The Australian-led B20, which is advising the Group of 20 world ’s leading economies on business inititiaves, has urged member countries not to give up on the Bali trade package.
India has effectively vetoed the World Trade organisation’s Bali trade facilitation declaration, which involves a wide range of initiatives to reduce customs red tape.
WTO decisions are made on a consensus basis and India – supported by its pro-communist allies Cuba, Venezuela and Ecuador – have refused to endorse the Bali declaration, made last December by all 159 members.
It sets caps on how much a country can stockpile and subsidise food – India says the agreement is insufficient for its needs. The Bali package was intended to be put into the WTO rulebook on July 31.

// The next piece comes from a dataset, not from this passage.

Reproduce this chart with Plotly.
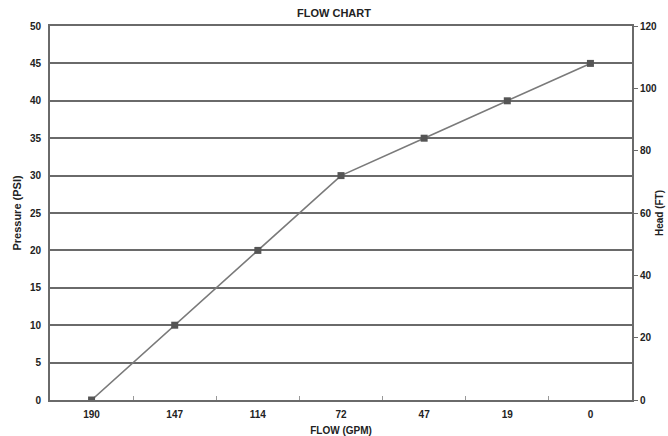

Economists say the streamlining and harmonisation of customs practices will save more than $US1 trillion eventually.
B20 Australia – an advisory forum of business leaders led by Wesfarmers’ Richard Goyder – says it’s “extremely” disappointed in the Indian move and has pledge to continue to push the case for trade facilitation.
“We think there’s significant benefits to all countries, particularly developing economies, in freeing up trade facilitation as agreed in Bali,” he says.
“We think it’s disappointing and we would encourage everyone to see if they can get this to happen. It’s important on these trade things to get everyone in because everyone will benefit.”
Research for the B20 suggested the successful and rapid implementation of the Bali agreement could contribute at least 1% to global GDP over the next five years.
Australia is chairing the G20 this year. It will meet in Brisbane in October.